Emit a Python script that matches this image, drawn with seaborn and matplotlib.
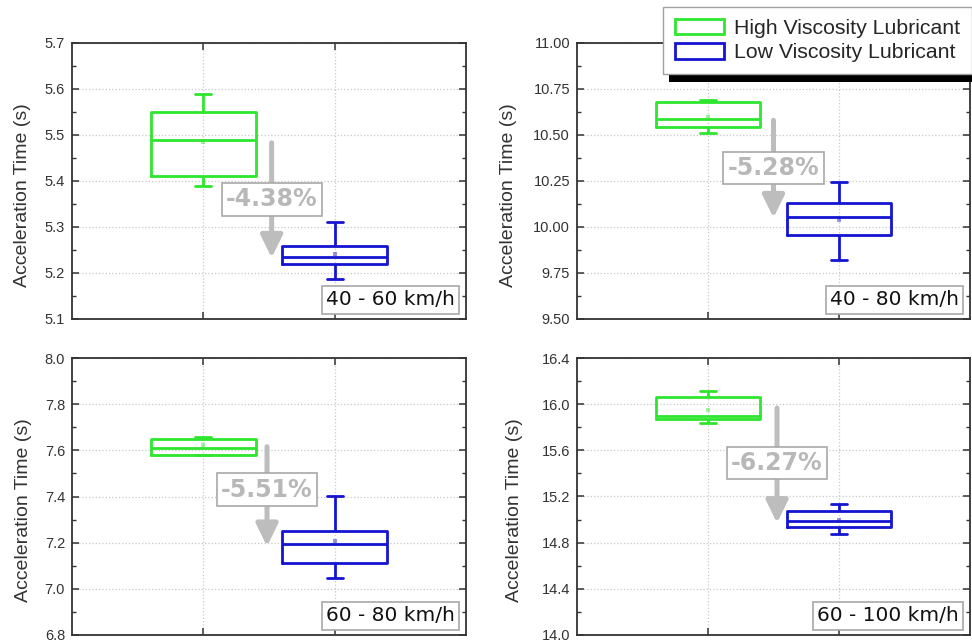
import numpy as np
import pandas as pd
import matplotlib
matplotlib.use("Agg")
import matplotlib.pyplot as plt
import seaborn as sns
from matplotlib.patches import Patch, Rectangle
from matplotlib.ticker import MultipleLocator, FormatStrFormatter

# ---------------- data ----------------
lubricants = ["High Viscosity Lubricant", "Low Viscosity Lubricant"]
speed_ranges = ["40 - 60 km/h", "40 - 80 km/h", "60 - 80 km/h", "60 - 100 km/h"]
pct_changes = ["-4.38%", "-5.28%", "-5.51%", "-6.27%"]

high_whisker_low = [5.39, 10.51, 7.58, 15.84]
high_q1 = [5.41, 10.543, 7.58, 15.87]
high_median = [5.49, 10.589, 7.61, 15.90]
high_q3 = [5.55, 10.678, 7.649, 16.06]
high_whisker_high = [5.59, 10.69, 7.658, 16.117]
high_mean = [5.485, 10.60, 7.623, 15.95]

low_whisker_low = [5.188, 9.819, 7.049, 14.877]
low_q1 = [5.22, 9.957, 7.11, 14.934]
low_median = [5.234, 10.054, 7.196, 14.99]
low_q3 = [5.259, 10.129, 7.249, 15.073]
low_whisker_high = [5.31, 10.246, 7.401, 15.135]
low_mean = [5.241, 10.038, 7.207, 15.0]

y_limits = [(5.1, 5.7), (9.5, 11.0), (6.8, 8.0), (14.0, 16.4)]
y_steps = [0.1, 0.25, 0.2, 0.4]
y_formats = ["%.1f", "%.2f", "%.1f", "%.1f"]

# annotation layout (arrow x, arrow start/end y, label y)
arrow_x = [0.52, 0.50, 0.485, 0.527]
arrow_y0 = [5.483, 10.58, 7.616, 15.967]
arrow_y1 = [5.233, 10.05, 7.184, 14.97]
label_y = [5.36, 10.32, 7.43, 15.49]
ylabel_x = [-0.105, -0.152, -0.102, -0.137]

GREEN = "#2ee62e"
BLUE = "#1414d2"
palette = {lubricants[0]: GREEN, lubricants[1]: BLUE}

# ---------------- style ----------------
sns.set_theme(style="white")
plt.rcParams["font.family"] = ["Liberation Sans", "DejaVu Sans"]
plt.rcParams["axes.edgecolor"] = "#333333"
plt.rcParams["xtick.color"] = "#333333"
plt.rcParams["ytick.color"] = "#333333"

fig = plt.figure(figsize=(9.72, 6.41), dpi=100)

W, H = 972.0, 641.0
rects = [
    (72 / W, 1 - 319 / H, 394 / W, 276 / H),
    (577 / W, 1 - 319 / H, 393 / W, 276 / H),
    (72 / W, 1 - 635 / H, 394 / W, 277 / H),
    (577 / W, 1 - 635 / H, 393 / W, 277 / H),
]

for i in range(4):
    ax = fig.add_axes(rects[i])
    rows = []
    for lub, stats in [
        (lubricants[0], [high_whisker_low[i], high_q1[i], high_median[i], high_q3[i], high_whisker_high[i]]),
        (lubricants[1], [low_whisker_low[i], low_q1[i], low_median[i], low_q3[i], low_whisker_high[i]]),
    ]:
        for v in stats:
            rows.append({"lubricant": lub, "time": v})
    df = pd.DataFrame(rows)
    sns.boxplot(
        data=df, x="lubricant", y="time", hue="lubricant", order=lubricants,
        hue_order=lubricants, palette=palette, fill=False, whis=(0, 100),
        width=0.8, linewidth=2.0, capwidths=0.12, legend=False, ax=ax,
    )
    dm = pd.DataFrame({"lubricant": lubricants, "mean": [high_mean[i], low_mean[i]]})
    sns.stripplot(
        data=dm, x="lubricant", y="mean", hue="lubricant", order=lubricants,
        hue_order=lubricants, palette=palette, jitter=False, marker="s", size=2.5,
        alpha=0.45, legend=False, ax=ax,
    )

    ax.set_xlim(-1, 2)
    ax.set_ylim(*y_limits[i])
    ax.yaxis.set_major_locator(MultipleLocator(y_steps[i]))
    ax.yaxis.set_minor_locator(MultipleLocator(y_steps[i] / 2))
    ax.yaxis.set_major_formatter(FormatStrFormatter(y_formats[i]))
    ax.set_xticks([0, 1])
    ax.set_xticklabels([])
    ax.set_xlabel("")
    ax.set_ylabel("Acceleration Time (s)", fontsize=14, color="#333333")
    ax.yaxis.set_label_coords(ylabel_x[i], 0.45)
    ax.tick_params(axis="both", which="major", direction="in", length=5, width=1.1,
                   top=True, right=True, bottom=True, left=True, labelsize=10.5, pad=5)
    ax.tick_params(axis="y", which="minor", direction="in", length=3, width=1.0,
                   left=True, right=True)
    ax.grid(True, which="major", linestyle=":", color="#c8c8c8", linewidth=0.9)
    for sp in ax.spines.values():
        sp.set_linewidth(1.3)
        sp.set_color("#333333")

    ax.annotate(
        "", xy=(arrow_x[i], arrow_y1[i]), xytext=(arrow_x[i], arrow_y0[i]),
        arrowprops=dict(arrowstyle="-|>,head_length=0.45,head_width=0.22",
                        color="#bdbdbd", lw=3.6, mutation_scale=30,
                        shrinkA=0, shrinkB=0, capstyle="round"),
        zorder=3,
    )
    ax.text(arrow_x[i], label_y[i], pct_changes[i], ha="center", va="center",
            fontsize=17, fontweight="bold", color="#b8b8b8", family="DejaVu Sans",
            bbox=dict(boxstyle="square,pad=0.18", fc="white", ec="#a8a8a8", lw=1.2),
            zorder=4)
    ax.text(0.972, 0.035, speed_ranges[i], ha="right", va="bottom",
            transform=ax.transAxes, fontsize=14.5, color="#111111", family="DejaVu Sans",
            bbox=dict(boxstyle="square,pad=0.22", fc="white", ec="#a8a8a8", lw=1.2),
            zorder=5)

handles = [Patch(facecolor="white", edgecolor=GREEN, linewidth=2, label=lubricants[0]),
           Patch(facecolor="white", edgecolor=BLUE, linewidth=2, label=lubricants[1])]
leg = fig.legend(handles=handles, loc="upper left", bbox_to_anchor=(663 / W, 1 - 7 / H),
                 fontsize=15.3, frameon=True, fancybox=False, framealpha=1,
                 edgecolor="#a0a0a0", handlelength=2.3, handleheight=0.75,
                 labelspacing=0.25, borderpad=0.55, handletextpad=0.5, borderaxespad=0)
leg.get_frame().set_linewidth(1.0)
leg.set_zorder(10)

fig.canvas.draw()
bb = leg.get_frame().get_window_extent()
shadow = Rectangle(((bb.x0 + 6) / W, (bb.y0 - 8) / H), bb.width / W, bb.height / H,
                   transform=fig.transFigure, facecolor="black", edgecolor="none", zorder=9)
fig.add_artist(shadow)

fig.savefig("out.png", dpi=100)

| Work instructions |
Please restate the material above line by line, exactly, beginning at its first line and ending with the line that contains "fig = plt.figure(figsize=(9.72, 6.41), dpi=100)", without any pictures.

| Answer to the problem |
Emit a Python script that matches this image, drawn with seaborn and matplotlib.
import numpy as np
import pandas as pd
import matplotlib
matplotlib.use("Agg")
import matplotlib.pyplot as plt
import seaborn as sns
from matplotlib.patches import Patch, Rectangle
from matplotlib.ticker import MultipleLocator, FormatStrFormatter

# ---------------- data ----------------
lubricants = ["High Viscosity Lubricant", "Low Viscosity Lubricant"]
speed_ranges = ["40 - 60 km/h", "40 - 80 km/h", "60 - 80 km/h", "60 - 100 km/h"]
pct_changes = ["-4.38%", "-5.28%", "-5.51%", "-6.27%"]

high_whisker_low = [5.39, 10.51, 7.58, 15.84]
high_q1 = [5.41, 10.543, 7.58, 15.87]
high_median = [5.49, 10.589, 7.61, 15.90]
high_q3 = [5.55, 10.678, 7.649, 16.06]
high_whisker_high = [5.59, 10.69, 7.658, 16.117]
high_mean = [5.485, 10.60, 7.623, 15.95]

low_whisker_low = [5.188, 9.819, 7.049, 14.877]
low_q1 = [5.22, 9.957, 7.11, 14.934]
low_median = [5.234, 10.054, 7.196, 14.99]
low_q3 = [5.259, 10.129, 7.249, 15.073]
low_whisker_high = [5.31, 10.246, 7.401, 15.135]
low_mean = [5.241, 10.038, 7.207, 15.0]

y_limits = [(5.1, 5.7), (9.5, 11.0), (6.8, 8.0), (14.0, 16.4)]
y_steps = [0.1, 0.25, 0.2, 0.4]
y_formats = ["%.1f", "%.2f", "%.1f", "%.1f"]

# annotation layout (arrow x, arrow start/end y, label y)
arrow_x = [0.52, 0.50, 0.485, 0.527]
arrow_y0 = [5.483, 10.58, 7.616, 15.967]
arrow_y1 = [5.233, 10.05, 7.184, 14.97]
label_y = [5.36, 10.32, 7.43, 15.49]
ylabel_x = [-0.105, -0.152, -0.102, -0.137]

GREEN = "#2ee62e"
BLUE = "#1414d2"
palette = {lubricants[0]: GREEN, lubricants[1]: BLUE}

# ---------------- style ----------------
sns.set_theme(style="white")
plt.rcParams["font.family"] = ["Liberation Sans", "DejaVu Sans"]
plt.rcParams["axes.edgecolor"] = "#333333"
plt.rcParams["xtick.color"] = "#333333"
plt.rcParams["ytick.color"] = "#333333"

fig = plt.figure(figsize=(9.72, 6.41), dpi=100)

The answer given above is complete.